Dataset content

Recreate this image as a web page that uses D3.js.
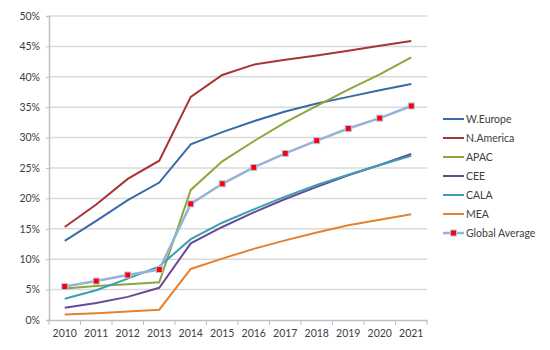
<!DOCTYPE html>
<html lang="en">
<head>
    <title>Regional share chart</title>
    <script src='https://d3js.org/d3.v7.min.js'></script>
    <style>
        body { margin: 0; background: #fff; }
        text { font-family: Lato, "Open Sans", sans-serif; fill: #404040; }
    </style>
</head>
<body>
<script>

// categories and series (percent values)
var years = ["2010","2011","2012","2013","2014","2015","2016","2017","2018","2019","2020","2021"];
var wEurope   = [13.0, 16.3, 19.7, 22.6, 28.9, 30.9, 32.7, 34.3, 35.6, 36.7, 37.8, 38.8];
var nAmerica  = [15.3, 19.0, 23.2, 26.2, 36.7, 40.3, 42.0, 42.8, 43.5, 44.3, 45.1, 45.9];
var apac      = [5.2, 5.6, 5.9, 6.2, 21.4, 26.1, 29.4, 32.5, 35.2, 37.9, 40.4, 43.2];
var cee       = [2.0, 2.8, 3.8, 5.3, 12.6, 15.3, 17.7, 19.9, 21.9, 23.8, 25.5, 27.3];
var cala      = [3.5, 4.9, 6.8, 8.8, 13.3, 16.0, 18.2, 20.3, 22.2, 23.9, 25.5, 27.0];
var mea       = [0.9, 1.1, 1.4, 1.7, 8.4, 10.1, 11.7, 13.1, 14.4, 15.6, 16.5, 17.4];
var globalAvg = [5.5, 6.4, 7.4, 8.3, 19.1, 22.4, 25.1, 27.4, 29.5, 31.5, 33.2, 35.2];
var yTicks    = [0, 5, 10, 15, 20, 25, 30, 35, 40, 45, 50];

var seriesNames = ["W.Europe", "N.America", "APAC", "CEE", "CALA", "MEA", "Global Average"];
var seriesData  = [wEurope, nAmerica, apac, cee, cala, mea, globalAvg];
var seriesColor = ["#3a6aa8", "#a83434", "#8aa83c", "#6a4a92", "#3a9fb3", "#e6812f", "#95b3d7"];

const W = 550, H = 350;
const plotLeft = 49, plotRight = 427, plotTop = 16, plotBottom = 320;

const svg = d3.select("body").append("svg")
    .attr("width", W).attr("height", H);

var x = d3.scaleBand().domain(years).range([plotLeft, plotRight]);
var y = d3.scaleLinear().domain([0, 50]).range([plotBottom, plotTop]);

// gridlines
svg.append("g")
    .selectAll("line")
    .data(yTicks.slice(1))
    .enter().append("line")
    .attr("x1", plotLeft).attr("x2", plotRight)
    .attr("y1", d => y(d)).attr("y2", d => y(d))
    .attr("stroke", "#d9d9d9").attr("stroke-width", 1.5);

// y axis
var yAxis = svg.append("g")
    .attr("transform", "translate(" + plotLeft + ",0)")
    .call(d3.axisLeft(y).tickValues(yTicks).tickFormat(d => d + "%").tickSize(3).tickPadding(6));
yAxis.select(".domain").attr("stroke", "#bfbfbf").attr("stroke-width", 1.5);
yAxis.selectAll(".tick line").attr("stroke", "#bfbfbf");
yAxis.selectAll("text").style("font-size", "10.5px").attr("fill", "#404040");

// x axis with ticks between categories
var xAxis = svg.append("g")
    .attr("transform", "translate(0," + plotBottom + ")")
    .call(d3.axisBottom(x).tickSize(0).tickPadding(10));
xAxis.select(".domain").attr("stroke", "#bfbfbf").attr("stroke-width", 1.5);
xAxis.selectAll("text").style("font-size", "10.5px").attr("fill", "#404040");
xAxis.selectAll(".sep")
    .data(d3.range(years.length + 1))
    .enter().append("line")
    .attr("class", "sep")
    .attr("x1", i => plotLeft + i * x.step()).attr("x2", i => plotLeft + i * x.step())
    .attr("y1", 0).attr("y2", 5)
    .attr("stroke", "#bfbfbf");

var line = d3.line()
    .x((d, i) => x(years[i]) + x.bandwidth() / 2)
    .y(d => y(d));

// series lines
seriesData.forEach(function (vals, s) {
    svg.append("path")
        .datum(vals)
        .attr("fill", "none")
        .attr("stroke", seriesColor[s])
        .attr("stroke-width", s == 6 ? 2.5 : 2)
        .attr("d", line);
});

// markers on the global average
svg.append("g")
    .selectAll("rect")
    .data(globalAvg)
    .enter().append("rect")
    .attr("x", (d, i) => x(years[i]) + x.bandwidth() / 2 - 3)
    .attr("y", d => y(d) - 3)
    .attr("width", 6).attr("height", 6)
    .attr("fill", "#ff0000")
    .attr("stroke", "#a8c8ec").attr("stroke-width", 1);

// legend
var legend = svg.append("g").attr("transform", "translate(443,119)");
var items = legend.selectAll("g")
    .data(seriesNames)
    .enter().append("g")
    .attr("transform", (d, i) => "translate(0," + i * 19 + ")");
items.append("line")
    .attr("x1", 0).attr("x2", 21).attr("y1", 0).attr("y2", 0)
    .attr("stroke", (d, i) => seriesColor[i])
    .attr("stroke-width", (d, i) => i == 6 ? 2.5 : 2);
items.filter((d, i) => i == 6).append("rect")
    .attr("x", 7.5).attr("y", -3).attr("width", 6).attr("height", 6)
    .attr("fill", "#ff0000").attr("stroke", "#a8c8ec");
items.append("text")
    .attr("x", 23).attr("y", 4)
    .style("font-size", "10.5px")
    .text(d => d);

</script>
</body>
</html>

What this task involves
Copy out all of the material exactly as written, without its pictures.

Final answer
Recreate this image as a web page that uses D3.js.
<!DOCTYPE html>
<html lang="en">
<head>
    <title>Regional share chart</title>
    <script src='https://d3js.org/d3.v7.min.js'></script>
    <style>
        body { margin: 0; background: #fff; }
        text { font-family: Lato, "Open Sans", sans-serif; fill: #404040; }
    </style>
</head>
<body>
<script>

// categories and series (percent values)
var years = ["2010","2011","2012","2013","2014","2015","2016","2017","2018","2019","2020","2021"];
var wEurope   = [13.0, 16.3, 19.7, 22.6, 28.9, 30.9, 32.7, 34.3, 35.6, 36.7, 37.8, 38.8];
var nAmerica  = [15.3, 19.0, 23.2, 26.2, 36.7, 40.3, 42.0, 42.8, 43.5, 44.3, 45.1, 45.9];
var apac      = [5.2, 5.6, 5.9, 6.2, 21.4, 26.1, 29.4, 32.5, 35.2, 37.9, 40.4, 43.2];
var cee       = [2.0, 2.8, 3.8, 5.3, 12.6, 15.3, 17.7, 19.9, 21.9, 23.8, 25.5, 27.3];
var cala      = [3.5, 4.9, 6.8, 8.8, 13.3, 16.0, 18.2, 20.3, 22.2, 23.9, 25.5, 27.0];
var mea       = [0.9, 1.1, 1.4, 1.7, 8.4, 10.1, 11.7, 13.1, 14.4, 15.6, 16.5, 17.4];
var globalAvg = [5.5, 6.4, 7.4, 8.3, 19.1, 22.4, 25.1, 27.4, 29.5, 31.5, 33.2, 35.2];
var yTicks    = [0, 5, 10, 15, 20, 25, 30, 35, 40, 45, 50];

var seriesNames = ["W.Europe", "N.America", "APAC", "CEE", "CALA", "MEA", "Global Average"];
var seriesData  = [wEurope, nAmerica, apac, cee, cala, mea, globalAvg];
var seriesColor = ["#3a6aa8", "#a83434", "#8aa83c", "#6a4a92", "#3a9fb3", "#e6812f", "#95b3d7"];

const W = 550, H = 350;
const plotLeft = 49, plotRight = 427, plotTop = 16, plotBottom = 320;

const svg = d3.select("body").append("svg")
    .attr("width", W).attr("height", H);

var x = d3.scaleBand().domain(years).range([plotLeft, plotRight]);
var y = d3.scaleLinear().domain([0, 50]).range([plotBottom, plotTop]);

// gridlines
svg.append("g")
    .selectAll("line")
    .data(yTicks.slice(1))
    .enter().append("line")
    .attr("x1", plotLeft).attr("x2", plotRight)
    .attr("y1", d => y(d)).attr("y2", d => y(d))
    .attr("stroke", "#d9d9d9").attr("stroke-width", 1.5);

// y axis
var yAxis = svg.append("g")
    .attr("transform", "translate(" + plotLeft + ",0)")
    .call(d3.axisLeft(y).tickValues(yTicks).tickFormat(d => d + "%").tickSize(3).tickPadding(6));
yAxis.select(".domain").attr("stroke", "#bfbfbf").attr("stroke-width", 1.5);
yAxis.selectAll(".tick line").attr("stroke", "#bfbfbf");
yAxis.selectAll("text").style("font-size", "10.5px").attr("fill", "#404040");

// x axis with ticks between categories
var xAxis = svg.append("g")
    .attr("transform", "translate(0," + plotBottom + ")")
    .call(d3.axisBottom(x).tickSize(0).tickPadding(10));
xAxis.select(".domain").attr("stroke", "#bfbfbf").attr("stroke-width", 1.5);
xAxis.selectAll("text").style("font-size", "10.5px").attr("fill", "#404040");
xAxis.selectAll(".sep")
    .data(d3.range(years.length + 1))
    .enter().append("line")
    .attr("class", "sep")
    .attr("x1", i => plotLeft + i * x.step()).attr("x2", i => plotLeft + i * x.step())
    .attr("y1", 0).attr("y2", 5)
    .attr("stroke", "#bfbfbf");

var line = d3.line()
    .x((d, i) => x(years[i]) + x.bandwidth() / 2)
    .y(d => y(d));

// series lines
seriesData.forEach(function (vals, s) {
    svg.append("path")
        .datum(vals)
        .attr("fill", "none")
        .attr("stroke", seriesColor[s])
        .attr("stroke-width", s == 6 ? 2.5 : 2)
        .attr("d", line);
});

// markers on the global average
svg.append("g")
    .selectAll("rect")
    .data(globalAvg)
    .enter().append("rect")
    .attr("x", (d, i) => x(years[i]) + x.bandwidth() / 2 - 3)
    .attr("y", d => y(d) - 3)
    .attr("width", 6).attr("height", 6)
    .attr("fill", "#ff0000")
    .attr("stroke", "#a8c8ec").attr("stroke-width", 1);

// legend
var legend = svg.append("g").attr("transform", "translate(443,119)");
var items = legend.selectAll("g")
    .data(seriesNames)
    .enter().append("g")
    .attr("transform", (d, i) => "translate(0," + i * 19 + ")");
items.append("line")
    .attr("x1", 0).attr("x2", 21).attr("y1", 0).attr("y2", 0)
    .attr("stroke", (d, i) => seriesColor[i])
    .attr("stroke-width", (d, i) => i == 6 ? 2.5 : 2);
items.filter((d, i) => i == 6).append("rect")
    .attr("x", 7.5).attr("y", -3).attr("width", 6).attr("height", 6)
    .attr("fill", "#ff0000").attr("stroke", "#a8c8ec");
items.append("text")
    .attr("x", 23).attr("y", 4)
    .style("font-size", "10.5px")
    .text(d => d);

</script>
</body>
</html>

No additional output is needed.